▶ Recorded information:

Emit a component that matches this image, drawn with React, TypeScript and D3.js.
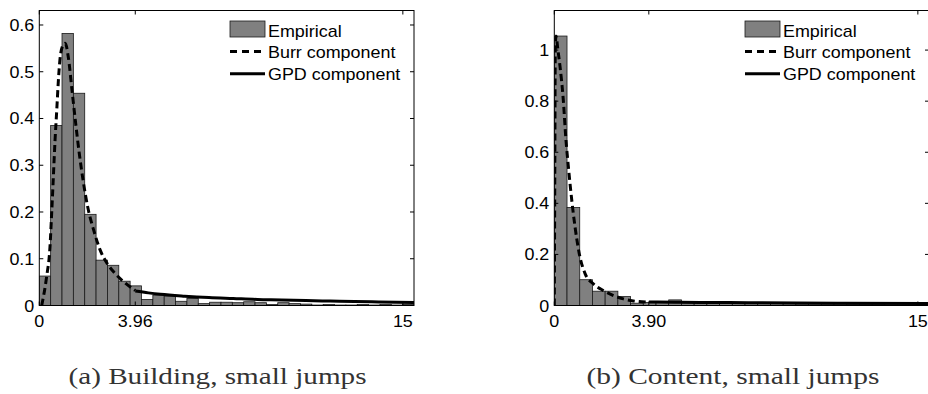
import React from "react";
import * as d3 from "d3";

// ---------- data ----------
const leftBinWidth = 0.4685;
const leftBins = [
  0.063, 0.385, 0.582, 0.454, 0.195, 0.097, 0.086, 0.052, 0.042, 0.013, 0.022,
  0.02, 0.009, 0.015, 0.004, 0.007, 0.007, 0.006, 0.008, 0.006, 0.002, 0.006,
  0.004, 0.003, 0.001, 0.002, 0.001, 0.001, 0.002, 0.001, 0.002, 0.001, 0.002,
];
const rightBinWidth = 0.5246;
const rightBins = [
  1.055, 0.384, 0.101, 0.056, 0.056, 0.035, 0.009, 0.012, 0.014, 0.022, 0.012,
  0.011, 0.01, 0.01, 0.009, 0.008, 0.012, 0.008, 0.007, 0.006, 0.006, 0.005,
  0.005, 0.004, 0.004, 0.004, 0.003, 0.003, 0.003, 0.003,
];
const leftBurr: [number, number][] = [
  [0.1, 0.0], [0.3, 0.061], [0.44, 0.125], [0.51, 0.197], [0.58, 0.275],
  [0.65, 0.354], [0.72, 0.418], [0.78, 0.475], [0.85, 0.525], [0.97, 0.556],
  [1.07, 0.561], [1.2, 0.53], [1.35, 0.46], [1.5, 0.39], [1.65, 0.325],
  [1.8, 0.27], [2.0, 0.21], [2.25, 0.16], [2.5, 0.12], [2.8, 0.09],
  [3.1, 0.07], [3.5, 0.05], [3.96, 0.032],
];
const leftGpd: [number, number][] = [
  [3.96, 0.031], [4.5, 0.027], [5, 0.024], [6, 0.02], [7, 0.017], [8, 0.015],
  [9, 0.013], [10, 0.012], [11, 0.0105], [12, 0.0095], [13, 0.0085],
  [14, 0.0075], [15.46, 0.0065],
];
const rightBurr: [number, number][] = [
  [0.0, 0.0], [0.02, 0.5], [0.04, 1.0], [0.07, 1.055], [0.15, 1.0],
  [0.235, 0.937], [0.37, 0.806], [0.48, 0.649], [0.58, 0.544], [0.72, 0.413],
  [0.855, 0.308], [1.03, 0.203], [1.27, 0.125], [1.61, 0.085], [2.02, 0.059],
  [2.44, 0.039], [2.85, 0.026], [3.26, 0.018], [3.9, 0.013],
];
const rightGpd: [number, number][] = [
  [3.9, 0.014], [5, 0.013], [6, 0.012], [8, 0.011], [10, 0.0095],
  [12, 0.0085], [15.46, 0.0075],
];
const leftXTicks = [0, 3.96, 15];
const leftXLabels = ["0", "3.96", "15"];
const leftYTicks = [0, 0.1, 0.2, 0.3, 0.4, 0.5, 0.6];
const leftYLabels = ["0", "0.1", "0.2", "0.3", "0.4", "0.5", "0.6"];
const rightXTicks = [0, 3.9, 15];
const rightXLabels = ["0", "3.90", "15"];
const rightYTicks = [0, 0.2, 0.4, 0.6, 0.8, 1];
const rightYLabels = ["0", "0.2", "0.4", "0.6", "0.8", "1"];
const legendLabels = ["Empirical", "Burr component", "GPD component"];
const captions = ["(a) Building, small jumps", "(b) Content, small jumps"];

const SANS = "'Liberation Sans', Arial, Helvetica, sans-serif";
const SERIF = "'Liberation Serif', 'Times New Roman', serif";

function Txt(props: {
  x: number;
  y: number;
  anchor?: string;
  size?: number;
  children: React.ReactNode;
}) {
  const { x, y, anchor = "start", size = 16, children } = props;
  return (
    <text
      transform={`translate(${x},${y}) scale(1.12,1)`}
      textAnchor={anchor as any}
      fontSize={size}
      fontFamily={SANS}
      fill="#000"
    >
      {children}
    </text>
  );
}

type PanelProps = {
  id: string;
  x0: number;
  x1: number;
  yMax: number;
  bins: number[];
  binWidth: number;
  burr: [number, number][];
  gpd: [number, number][];
  xTicks: number[];
  xLabels: string[];
  yTicks: number[];
  yLabels: string[];
  caption: string;
  capCenter: number;
  capWidth: number;
};

const TOP = 10.5;
const BOTTOM = 305.5;
const XMAX = 15.46;

function Panel(p: PanelProps) {
  const x = d3.scaleLinear().domain([0, XMAX]).range([p.x0, p.x1]);
  const y = d3.scaleLinear().domain([0, p.yMax]).range([BOTTOM, TOP]);
  const line = d3
    .line<[number, number]>()
    .x((d) => x(d[0]))
    .y((d) => y(d[1]))
    .curve(d3.curveMonotoneX);
  const tick = 4;
  const legX = p.x1 - 184;
  const txtX = p.x1 - 146;
  return (
    <g>
      <defs>
        <clipPath id={`clip-${p.id}`}>
          <rect x={p.x0} y={TOP} width={p.x1 - p.x0} height={BOTTOM - TOP} />
        </clipPath>
      </defs>
      <rect x={p.x0} y={TOP} width={p.x1 - p.x0} height={BOTTOM - TOP} fill="#fff" />
      <g clipPath={`url(#clip-${p.id})`}>
        {p.bins.map((v, i) => (
          <rect
            key={i}
            x={x(i * p.binWidth)}
            y={y(v)}
            width={x((i + 1) * p.binWidth) - x(i * p.binWidth)}
            height={BOTTOM - y(v)}
            fill="#808080"
            stroke="#1a1a1a"
            strokeWidth={0.8}
          />
        ))}
        <path
          d={line(p.burr) || ""}
          fill="none"
          stroke="#000"
          strokeWidth={3}
          strokeDasharray="7,4"
        />
        <path d={line(p.gpd) || ""} fill="none" stroke="#000" strokeWidth={3} />
      </g>
      {/* box */}
      <rect
        x={p.x0}
        y={TOP}
        width={p.x1 - p.x0}
        height={BOTTOM - TOP}
        fill="none"
        stroke="#000"
        strokeWidth={1}
      />
      {/* ticks */}
      {p.xTicks.map((t, i) => (
        <g key={`xt${i}`}>
          <line x1={x(t)} x2={x(t)} y1={BOTTOM} y2={BOTTOM - tick} stroke="#000" />
          <line x1={x(t)} x2={x(t)} y1={TOP} y2={TOP + tick} stroke="#000" />
          <Txt x={x(t)} y={BOTTOM + 21.5} anchor="middle">
            {p.xLabels[i]}
          </Txt>
        </g>
      ))}
      {p.yTicks.map((t, i) => (
        <g key={`yt${i}`}>
          <line x1={p.x0} x2={p.x0 + tick} y1={y(t)} y2={y(t)} stroke="#000" />
          <line x1={p.x1} x2={p.x1 - tick} y1={y(t)} y2={y(t)} stroke="#000" />
          <Txt x={p.x0 - 5} y={y(t) + 6} anchor="end">
            {p.yLabels[i]}
          </Txt>
        </g>
      ))}
      {/* legend */}
      <rect x={legX} y={21} width={35} height={16} fill="#808080" stroke="#1a1a1a" strokeWidth={0.8} />
      <line
        x1={legX}
        x2={legX + 35}
        y1={51.5}
        y2={51.5}
        stroke="#000"
        strokeWidth={3}
        strokeDasharray="7,5"
      />
      <line x1={legX} x2={legX + 35} y1={73.8} y2={73.8} stroke="#000" strokeWidth={3} />
      {legendLabels.map((l, i) => (
        <Txt key={l} x={txtX} y={36.7 + i * 21.7}>
          {l}
        </Txt>
      ))}
      <text
        x={p.capCenter}
        y={383.5}
        textAnchor="middle"
        fontFamily={SERIF}
        fontSize={23}
        fill="#333"
        textLength={p.capWidth}
        lengthAdjust="spacingAndGlyphs"
      >
        {p.caption}
      </text>
    </g>
  );
}

export default function App() {
  return (
    <svg
      width={928}
      height={394}
      style={{ position: "absolute", left: 0, top: 0, background: "#fff" }}
    >
      <rect width={928} height={394} fill="#fff" />
      <Panel
        id="a"
        x0={39.3}
        x1={414}
        yMax={0.631}
        bins={leftBins}
        binWidth={leftBinWidth}
        burr={leftBurr}
        gpd={leftGpd}
        xTicks={leftXTicks}
        xLabels={leftXLabels}
        yTicks={leftYTicks}
        yLabels={leftYLabels}
        caption={captions[0]}
        capCenter={217.5}
        capWidth={298}
      />
      <Panel
        id="b"
        x0={554.3}
        x1={929}
        yMax={1.155}
        bins={rightBins}
        binWidth={rightBinWidth}
        burr={rightBurr}
        gpd={rightGpd}
        xTicks={rightXTicks}
        xLabels={rightXLabels}
        yTicks={rightYTicks}
        yLabels={rightYLabels}
        caption={captions[1]}
        capCenter={733}
        capWidth={293}
      />
    </svg>
  );
}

▶ Written request:
From the first line above through the line containing "import * as", copy everything exactly, without the pictures.

▶ Exercise solution:
Emit a component that matches this image, drawn with React, TypeScript and D3.js.
import React from "react";
import * as d3 from "d3";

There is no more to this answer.